Net Net: Promoting innovation and managing change
Net Net: Promoting innovation and managing change

JPMorgan Earnings: Dire Signs for Morgan Stanley and Goldman Sachs

High-octane Wall Street investment banking is in deep trouble.

That's the message from JPMorgan Chase's earnings report Thursday. While JPMorgan did better than expected overall, it's performance was boosted by a write-down in the value of its own bonds. So the investment banking division officially earned $1.6 billion, but that includes a $1.9 billion gain from writing down the value of their own bonds to market value.

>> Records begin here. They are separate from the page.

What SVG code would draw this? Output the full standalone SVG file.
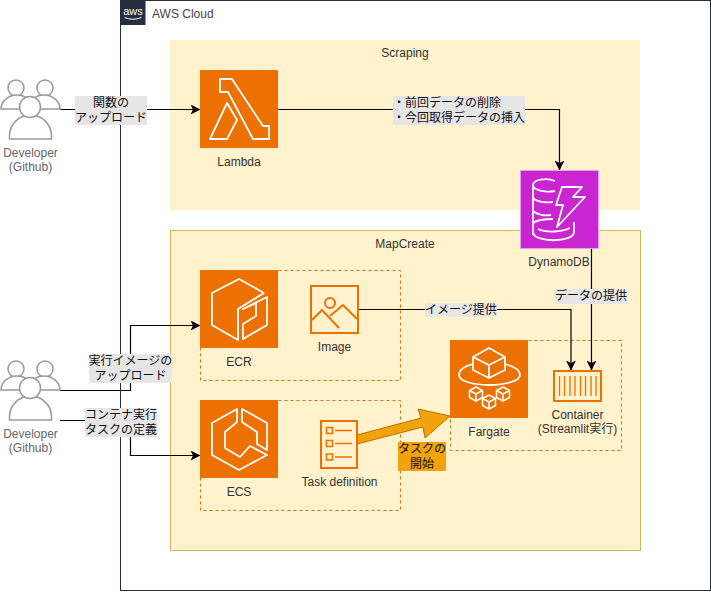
<svg xmlns="http://www.w3.org/2000/svg" width="711" height="601" viewBox="0 0 711 601">
<style>
text{font-family:"Liberation Sans","Noto Sans CJK JP",sans-serif;font-size:12px;fill:#333;text-anchor:middle}
.lbl{fill:#111}
.grp{fill:#FFF2CC;stroke:none}
.dash{fill:none;stroke:#D86F0E;stroke-dasharray:3 3}
.ic{fill:none;stroke:#fff;stroke-width:1.8;stroke-linejoin:round}
.oi{fill:none;stroke:#ED7100;stroke-width:2}
.u{fill:#fff;stroke:#999;stroke-width:1.5}
.cap{fill:#666}
.edge{fill:none;stroke:#000;stroke-width:1.2}
.bg{fill:#E6E6E6}
</style>
<defs>
<marker id="arr" viewBox="0 0 10 10" refX="9.500" refY="5" markerWidth="10" markerHeight="10" markerUnits="userSpaceOnUse" orient="auto"><path d="M0 0L10 5L0 10L2.500 5Z" fill="#000"/></marker>
<g id="users">
<circle cx="16" cy="88" r="8" class="u"/><path class="u" d="M1 109a16 14 0 0 1 32 0Z"/>
<circle cx="45" cy="88" r="8" class="u"/><path class="u" d="M28 109a16 14 0 0 1 32 0Z"/>
<path class="u" d="M9.500 139v-3a21 21 0 0 1 42 0v3Z"/><circle cx="30" cy="107" r="10.500" class="u"/>
</g>
</defs>
<rect width="711" height="601" fill="#fff"/>
<g id="aws-cloud">
<rect x="120.500" y="0.500" width="590" height="590" fill="#fff" stroke="#232F3E"/>
<rect x="120.500" y="0" width="25" height="25" fill="#232F3E"/>
<text x="133" y="15" style="font-size:11px;fill:#fff">aws</text>
<path d="M124.500 17.500q8 3.500 17 0" fill="none" stroke="#fff"/>
<text x="152" y="18" style="text-anchor:start;fill:#444">AWS Cloud</text>
</g>
<g id="scraping"><rect class="grp" x="170" y="40" width="470" height="170"/><text x="405" y="57">Scraping</text></g>
<g id="mapcreate"><rect x="170.500" y="230.500" width="470" height="320" fill="#FFF2CC" stroke="#D6B656"/><text x="405" y="248">MapCreate</text></g>
<g id="ecr-box"><rect class="dash" x="200.500" y="270.500" width="200" height="110"/></g>
<g id="ecs-box"><rect class="dash" x="200.500" y="400.500" width="200" height="110"/></g>
<g id="fargate-box"><rect class="dash" x="450.500" y="340.500" width="171" height="110"/></g>
<g id="connectors">
<path class="edge" marker-end="url(#arr)" d="M60 109.500H200"/>
<path class="edge" marker-end="url(#arr)" d="M278 109.500H559.500V170"/>
<path class="edge" marker-end="url(#arr)" d="M60 390.500H130.500V325.500H200"/>
<path class="edge" marker-end="url(#arr)" d="M60 420.500H130.500V455.500H200"/>
<path class="edge" marker-end="url(#arr)" d="M357 309.500H571V370"/>
<path class="edge" marker-end="url(#arr)" d="M591.500 248V370"/>
<path d="M357 435L421 418L418 409L450 416L425 438L423 427L357 444Z" fill="#F0A30A" stroke="#BD7000"/>
<rect class="bg" x="75" y="96" width="72" height="29"/>
<text class="lbl" x="111" y="107">関数の</text><text class="lbl" x="111" y="122">アップロード</text>
<rect class="bg" x="393" y="96" width="132" height="29"/>
<text class="lbl" x="393" y="107" style="text-anchor:start">・前回データの削除</text><text class="lbl" x="393" y="122" style="text-anchor:start">・今回取得データの挿入</text>
<rect class="bg" x="89" y="354" width="83" height="29"/>
<text class="lbl" x="130.500" y="365">実行イメージの</text><text class="lbl" x="130.500" y="380">アップロード</text>
<rect class="bg" x="85" y="408" width="72" height="29"/>
<text class="lbl" x="121" y="419">コンテナ実行</text><text class="lbl" x="121" y="434">タスクの定義</text>
<rect class="bg" x="425" y="303" width="72" height="14"/>
<text class="lbl" x="461" y="314">イメージ提供</text>
<rect class="bg" x="555" y="289" width="72" height="15"/>
<text class="lbl" x="591" y="300">データの提供</text>
<rect x="398" y="442" width="48" height="29" fill="#F0A30A"/>
<text class="lbl" x="422" y="453">タスクの</text><text class="lbl" x="422" y="468">開始</text>
</g>
<g id="dev1"><use href="#users"/><text class="cap" x="30.500" y="157">Developer</text><text class="cap" x="30.500" y="171">(Github)</text></g>
<g id="dev2"><use href="#users" y="281"/><text class="cap" x="30.500" y="438">Developer</text><text class="cap" x="30.500" y="452">(Github)</text></g>
<g id="lambda">
<rect x="200" y="70" width="78" height="78" fill="#ED7100"/>
<path class="ic" d="M220 79H232L263 126H269V139H253L228 92H220Z"/>
<path class="ic" d="M227 103L237 120L227 139H210Z"/>
<text x="239" y="166">Lambda</text>
</g>
<g id="dynamodb">
<rect x="520.500" y="170.500" width="78" height="78" fill="#C925D1" stroke="#E7A0EA"/>
<path class="ic" d="M555 181C546 177 533 180 533 185C533 190 545 193 555 191M533 185V235M533 198C537 202 546 203 553 202M533 211C537 215 545 216 551 215M533 223C537 220 546 219 553 219M574 222V232C574 243 533 243 533 232M538 229C546 233 562 232 570 228"/>
<path class="ic" d="M562 187H582L573 197H585L557 227L563 205H556Z"/>
<text x="559" y="266">DynamoDB</text>
</g>
<g id="ecr">
<rect x="200" y="270" width="78" height="78" fill="#ED7100"/>
<path class="ic" d="M264 293L239 279L212 293V325L238 340V309L264 293"/>
<path class="ic" d="M243 309L267 297V325L243 339V324L256 316V303Z"/>
<text x="239" y="366">ECR</text>
</g>
<g id="image">
<rect class="oi" x="311" y="286" width="47" height="47"/>
<circle cx="330" cy="303" r="5" class="oi"/>
<path class="oi" d="M312 320L322 310L339 328M330 316L343 305L357 319"/>
<text x="334.500" y="351">Image</text>
</g>
<g id="ecs">
<rect x="200" y="400" width="78" height="78" fill="#ED7100"/>
<path class="ic" d="M237 409L212 423V455L239 470L267 455L250 446L240 457L225 448V432L237 422Z"/>
<path class="ic" d="M242 409L267 423V450L257 444V432L242 422Z"/>
<text x="239" y="496">ECS</text>
</g>
<g id="task">
<rect class="oi" x="321" y="421" width="36" height="47"/>
<path class="oi" d="M335 430.500H352M335 443.500H352M335 457H352M326.500 427.500h6v6h-6ZM326.500 440.500h6v6h-6ZM326.500 454h6v6h-6Z" style="stroke-width:1.600"/>
<text x="339.500" y="486">Task definition</text>
</g>
<g id="fargate">
<rect x="450" y="340" width="78" height="78" fill="#ED7100"/>
<path class="ic" d="M489 348L505 357V370L489 378L473 370V357ZM473 357L489 365L505 357M489 365V378"/>
<path class="ic" d="M473 364C465 366 459 370 459 375C459 381 473 385 489 385C505 385 520 381 520 375C520 370 513 366 505 364"/>
<path class="ic" style="stroke-width:1.500" d="M476 387l6.500 3.500v7l-6.500 3.500l-6.500-3.500v-7ZM469.500 390.500l6.500 3.500l6.500-3.500M476 394v7M489 395l6.500 3.500v7l-6.500 3.500l-6.500-3.500v-7ZM482.500 398.500l6.500 3.500l6.500-3.500M489 402v7M503 387l6.500 3.500v7l-6.500 3.500l-6.500-3.500v-7ZM496.500 390.500l6.500 3.500l6.500-3.500M503 394v7"/>
<text x="489" y="436">Fargate</text>
</g>
<g id="container">
<rect class="oi" x="554" y="371" width="47" height="30"/>
<path class="oi" d="M559.500 376V396M564.500 376V396M570 376V396M575 376V396M580.500 376V396M585.500 376V396M591 376V396M596 376V396" style="stroke-width:1.300"/>
<text x="577.500" y="419">Container</text><text x="577.500" y="433">(Streamlit実行)</text>
</g>
</svg>
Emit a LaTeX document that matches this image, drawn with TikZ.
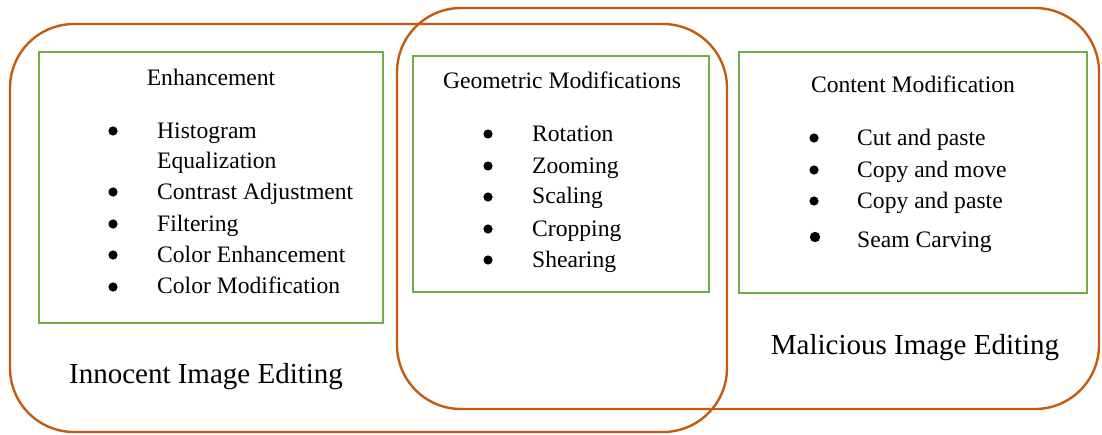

Take away those write-downs, and the investment banking division actually lost money.

Some of the ugly details (all numbers net of the bond write-down gains):

  • Investment banking fees were down 31 percent to $1 billion.
  • Debt underwriting fees were down 37 percent to $496 million.
  • Equity underwriting fees were down 47 percent to $178 million.
  • Advisory fees were down 5 percent to $365 million.
  • Fixed Income Markets revenue was down 14 percent to $2.8 billion.
  • Equity Markets revenue was down 15 percent to $1.1 billion.

This very likely means that the more pure play investment banking companies, including Morgan Stanley and Goldman Sachs , are in deep, deep trouble. What's more, with their prop trading operations badly damaged, it's unlikely that either company has managed to pull off the kind of Big Short call that helped Goldman weather the financial crisis better than its peers.